My overall thoughts. I think I prefer X-Plane. This is probably for a number of reasons and not all of them might be valid. A lot of this comes down to the sunk-cost fallacy. I’ve spent more time on X-Plane, I’ve spent more money on X-Plane, I prefer the military jets, I have no inclination to program a flight computer, I like shooting stuff. I will say that I think the clouds in MSFS look a lot better and they might not kill the PC like they do in X-Plane. I am sure that over time there will be a lot of extras and add-ons for MSFS and these will take a little while to become ubiquitous. I think I’ll see if I can lock the chase view in MSFS because I’m not so keen on the camera always staying horizontal, I prefer the default chase view in X-Plane. I’ve a feeling that X-Plane is more detailed in its settings and more customisable, this is generally what happens with non-Microsoft stuff, you have the chance to tinker more. MSFS is a good simulator and with full settings it wrecks my PC which is a pretty decent PC so I would expect the graphics to look good. X-Plane just has that edge for me.

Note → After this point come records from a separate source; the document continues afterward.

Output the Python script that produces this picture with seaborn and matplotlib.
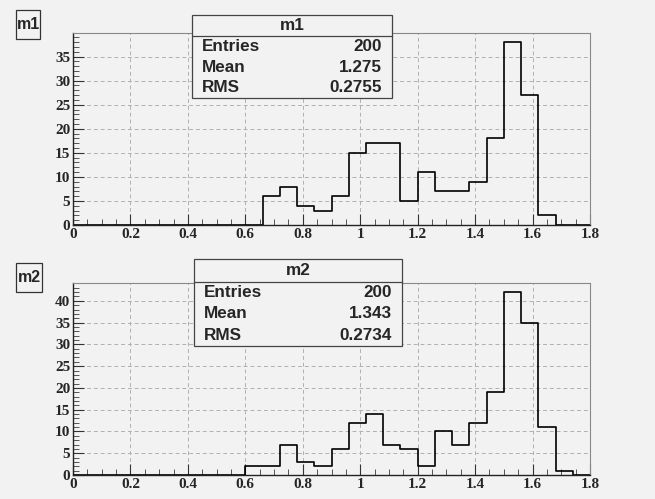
import numpy as np
import pandas as pd
import matplotlib
matplotlib.use("Agg")
import matplotlib.pyplot as plt
from matplotlib.patches import Rectangle
from matplotlib.ticker import MultipleLocator
import seaborn as sns

# ---- data (bin width 0.06 from 0 to 1.8) ----
bin_edges = [round(i * 0.06, 2) for i in range(31)]
m1_counts = [0]*11 + [6, 8, 4, 3, 6, 15, 17, 17, 5, 11, 7, 7, 9, 18, 38, 27, 2, 0, 0]
m2_counts = [0]*10 + [2, 2, 7, 3, 2, 6, 12, 14, 7, 6, 2, 10, 7, 12, 19, 42, 35, 11, 1, 0]
hist_names = ["m1", "m2"]
stats = {
    "m1": ["200", "1.275", "0.2755"],
    "m2": ["200", "1.343", "0.2734"],
}
stat_labels = ["Entries", "Mean", "RMS"]
x_ticks = [0, 0.2, 0.4, 0.6, 0.8, 1, 1.2, 1.4, 1.6, 1.8]
x_tick_labels = ["0", "0.2", "0.4", "0.6", "0.8", "1", "1.2", "1.4", "1.6", "1.8"]

BG = "#f2f2f2"
sns.set_theme(style="white")
plt.rcParams["font.family"] = ["DejaVu Sans"]

fig = plt.figure(figsize=(6.55, 4.99), dpi=100, facecolor=BG)
W, H = 655, 499

def fbox(x0, y0, x1, y1):
    # pixel coords (top-left origin) -> figure fraction rect
    return [x0 / W, 1 - y1 / H, (x1 - x0) / W, (y1 - y0) / H]

panels = [
    dict(name="m1", counts=m1_counts, ax=(73, 33, 590, 225), ymax=39.9, yt=[0, 5, 10, 15, 20, 25, 30, 35],
         label=(16, 10, 40, 39), box=(192, 15, 392, 98), hline=36),
    dict(name="m2", counts=m2_counts, ax=(73, 283, 590, 475), ymax=44.1, yt=[0, 5, 10, 15, 20, 25, 30, 35, 40],
         label=(16, 263, 42, 292), box=(194, 259, 402, 346), hline=282),
]

centers = [(bin_edges[i] + bin_edges[i + 1]) / 2 for i in range(30)]

for p in panels:
    ax = fig.add_axes(fbox(*p["ax"]))
    ax.set_facecolor(BG)
    df = pd.DataFrame({"x": centers, "w": p["counts"]})
    sns.histplot(data=df, x="x", weights="w", bins=bin_edges, element="step",
                 fill=False, color="black", linewidth=1.2, ax=ax)
    ax.set_xlim(0, 1.8)
    ax.set_ylim(0, p["ymax"])
    ax.set_xlabel("")
    ax.set_ylabel("")
    ax.set_xticks(x_ticks)
    ax.set_xticklabels(x_tick_labels)
    ax.set_yticks(p["yt"])
    ax.xaxis.set_minor_locator(MultipleLocator(0.05))
    ax.yaxis.set_minor_locator(MultipleLocator(1))
    ax.grid(True, which="major", linestyle=(0, (4, 3)), color="#b0b0b0", linewidth=0.7)
    ax.set_axisbelow(True)
    ax.tick_params(axis="both", which="major", direction="in", length=8, width=0.8, color="#333333",
                   pad=2, labelsize=11)
    ax.tick_params(axis="both", which="minor", direction="in", length=4, width=0.7, color="#555555")
    ax.tick_params(axis="x", which="both", top=False, bottom=True)
    ax.tick_params(axis="y", which="both", left=True, right=False)
    for lab in ax.get_xticklabels() + ax.get_yticklabels():
        lab.set_fontfamily("Liberation Serif")
        lab.set_fontweight("bold")
    for s in ["left", "bottom"]:
        ax.spines[s].set_color("#222222")
        ax.spines[s].set_linewidth(1.0)
    for s in ["top", "right"]:
        ax.spines[s].set_color("#888888")
        ax.spines[s].set_linewidth(0.8)

    # panel name label box
    lx0, ly0, lx1, ly1 = p["label"]
    fig.patches.append(Rectangle((lx0 / W, 1 - ly1 / H), (lx1 - lx0) / W, (ly1 - ly0) / H,
                                 transform=fig.transFigure, facecolor=BG, edgecolor="#333333",
                                 linewidth=0.9, zorder=5))
    fig.text((lx0 + lx1) / 2 / W, 1 - (ly0 + ly1) / 2 / H, p["name"], ha="center", va="center",
             fontsize=11.5, fontweight="bold", family="Liberation Sans", zorder=6)

    # stats box
    bx0, by0, bx1, by1 = p["box"]
    fig.patches.append(Rectangle((bx0 / W, 1 - by1 / H), (bx1 - bx0) / W, (by1 - by0) / H,
                                 transform=fig.transFigure, facecolor=BG, edgecolor="#444444",
                                 linewidth=0.9, zorder=5))
    hl = p["hline"]
    fig.add_artist(plt.Line2D([bx0 / W, bx1 / W], [1 - hl / H, 1 - hl / H], transform=fig.transFigure,
                              color="#444444", linewidth=0.9, zorder=6))
    fig.text((bx0 + bx1) / 2 / W, 1 - (by0 + hl) / 2 / H, p["name"], ha="center", va="center",
             fontsize=12.3, fontweight="bold", family="Liberation Sans", zorder=7)
    row_h = (by1 - hl) / 3
    for i, (lab, val) in enumerate(zip(stat_labels, stats[p["name"]])):
        yc = 1 - (hl + row_h * (i + 0.5)) / H
        fig.text((bx0 + 10) / W, yc, lab, ha="left", va="center", fontsize=12.3, fontweight="bold",
                 family="Liberation Sans", zorder=7)
        fig.text((bx1 - 10) / W, yc, val, ha="right", va="center", fontsize=12.3, fontweight="bold",
                 family="Liberation Sans", zorder=7)

fig.savefig("out.png", dpi=100, facecolor=BG)
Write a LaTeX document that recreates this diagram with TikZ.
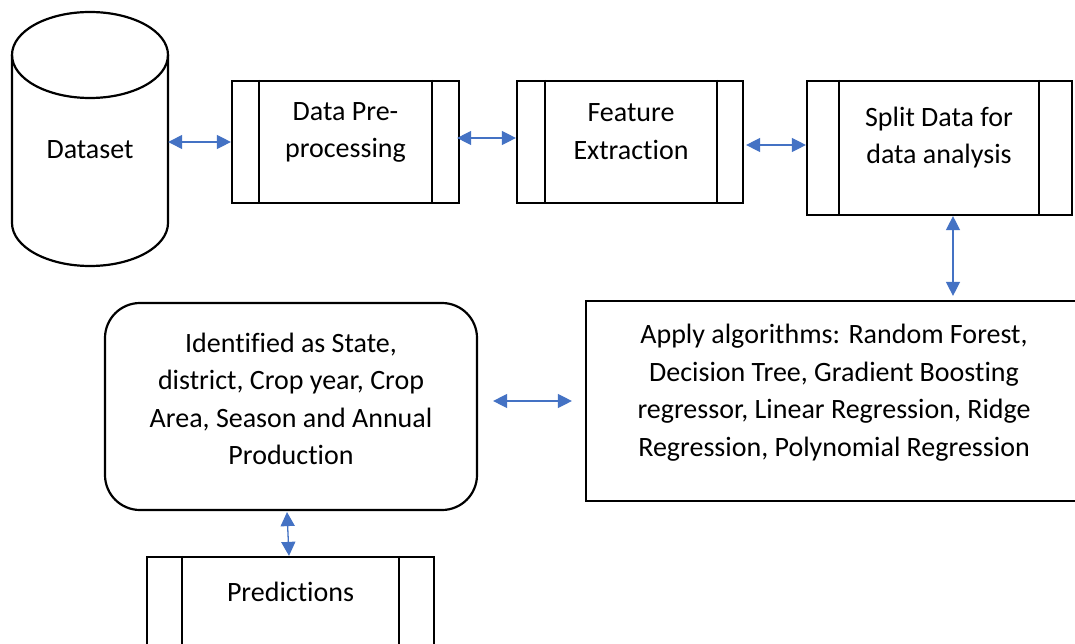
\documentclass[tikz,border=0pt]{standalone}
\usepackage{fontspec}
\setmainfont[Ligatures=CommonOff]{Carlito}
\usetikzlibrary{arrows.meta}
\definecolor{arrblue}{HTML}{4472C4}
\begin{document}
\begin{tikzpicture}[x=1pt,y=-1pt,
  box/.style={draw, line width=2.2pt, inner sep=0pt, fill=white},
  inl/.style={line width=1.6pt},
  txt/.style={align=center, font=\fontsize{28}{37.5}\selectfont, inner sep=0pt},
  arr/.style={arrblue, line width=1.3pt, {Triangle[length=14pt,width=14pt]}-{Triangle[length=14pt,width=14pt]}}]
\useasboundingbox[fill=white] (0,0) rectangle (1075,644);
% cylinder
\draw[line width=2.2pt, fill=white] (12,55) -- (12,223) arc[start angle=180, end angle=0, x radius=78, y radius=43] -- (168,55);
\draw[line width=2.2pt] (90,55) ellipse[x radius=78, y radius=43];
\node[txt, minimum width=156pt] (ds) at (90,150) {Dataset};
% boxes
\node[box, minimum width=227pt, minimum height=122pt] (pre) at (345.5,142) {};
\node[box, minimum width=226pt, minimum height=122pt] (feat) at (630,142) {};
\node[box, minimum width=265pt, minimum height=134pt] (split) at (939.5,148) {};
\node[box, minimum width=497pt, minimum height=200pt] (apply) at (834.5,401) {};
\node[box, rounded corners=35pt, minimum width=372pt, minimum height=207pt] (ident) at (291,406.5) {};
\node[box, minimum width=287pt, minimum height=122pt] (pred) at (290.5,618) {};
% inner lines
\draw[inl] ([xshift=28pt]pre.north west) -- ([xshift=28pt]pre.south west);
\draw[inl] ([xshift=-28pt]pre.north east) -- ([xshift=-28pt]pre.south east);
\draw[inl] ([xshift=29pt]feat.north west) -- ([xshift=29pt]feat.south west);
\draw[inl] ([xshift=-27pt]feat.north east) -- ([xshift=-27pt]feat.south east);
\draw[inl] ([xshift=33pt]split.north west) -- ([xshift=33pt]split.south west);
\draw[inl] ([xshift=-34pt]split.north east) -- ([xshift=-34pt]split.south east);
\draw[inl] ([xshift=36pt]pred.north west) -- ([xshift=36pt]pred.south west);
\draw[inl] ([xshift=-36pt]pred.north east) -- ([xshift=-36pt]pred.south east);
% texts
\node[txt] (tpre) at (345.5,132.5) {Data Pre-\\processing};
\node[txt] (tfeat) at (631,131.5) {Feature\\Extraction};
\node[txt] (tsplit) at (939,137.5) {Split Data for\\data analysis};
\node[txt] (tapply) at (834,392.5) {Apply algorithms: Random Forest,\\Decision Tree, Gradient Boosting\\regressor, Linear Regression, Ridge\\Regression, Polynomial Regression};
\node[txt] (tident) at (291,399) {Identified as State,\\district, Crop year, Crop\\Area, Season and Annual\\Production};
\node[txt] (tpred) at (290.5,592) {Predictions};
% arrows
\draw[arr] ([yshift=8pt]ds.east) -- (pre.west);
\draw[arr] ([xshift=-3pt,yshift=4pt]pre.east) -- ([yshift=4pt]feat.west);
\draw[arr] ([xshift=2pt,yshift=-3pt]feat.east) -- ([yshift=3pt]split.west);
\draw[arr] ([xshift=13.5pt]split.south) -- ([xshift=118.5pt,yshift=4pt]apply.north);
\draw[arr] ([xshift=15pt,yshift=5.5pt]ident.east) -- ([xshift=-13pt]apply.west);
\draw[arr] ([xshift=-4pt,yshift=-1pt]ident.south) -- ([xshift=-1.5pt]pred.north);
\end{tikzpicture}
\end{document}
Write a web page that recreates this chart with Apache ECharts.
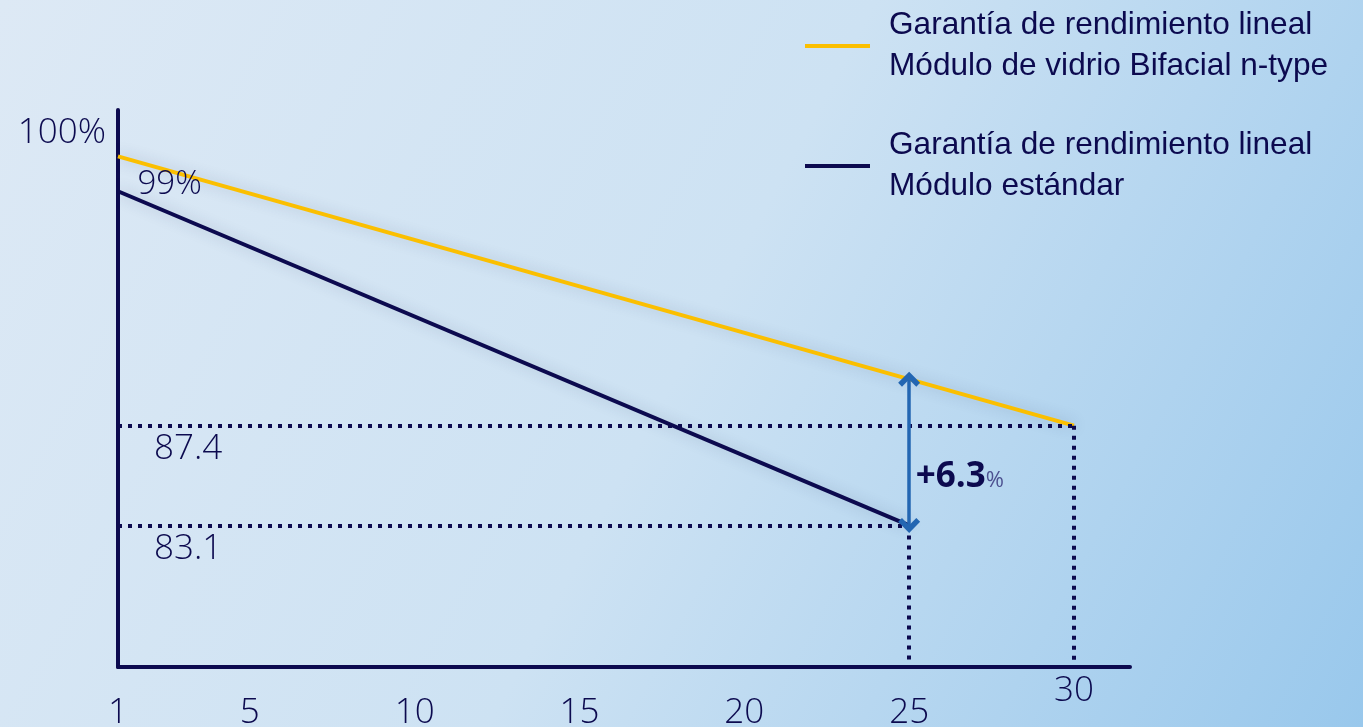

There’s a part of me that wants to be snobby about all this. I want to write that X-Plane is for proper flight sim people and that MSFS is just a tiny bit “arcade” and that if you really want to fly then you would have had X-Plane, P3D, or DCS or other such simulator because you would have found them. Me being snobby is my brain taking full command of the “no true Scotsman” fallacy. This goes along the lines of “you aren’t a real XXXXX unless you do YYYYY”. So, you aren’t a true Scotsman unless you are born in Scotland. You aren’t a true Scotsman unless you wear a kilt and have your own tartan [which is a bullshit thing made up by the Victorians]. You aren’t a true Scotsman unless you wear nothing under your kilt. You aren’t a true Scotsman unless. . . . . and so on. Now, sometimes there are qualifications and so on that can prove you are a particular thing but even then some people might say “oh, you aren’t a real XXXXX until you’ve had YYYY happen”. J Clarkson uses this when describing motorists, he says you aren’t a real motoring fan unless you’ve owned an Alfa Romeo. Clearly he is using the fallacy to great comic effect, along with being a bit of a prick. People seek legitimacy through the things they do. Many will say, especially those with internet balls, that you aren’t a real XXXX unless you have YYYY. This is bollocks. I have to remind myself a lot about this when I’m thinking. I actively work to make sure that I consider this and work through how my brain thinks.
So, my conclusion is: I really like X-Plane and will probably “fly” in that more than I will MSFS. But, if you’ve bough MSFS and you like playing that then good on you and I hope you enjoy the time you have.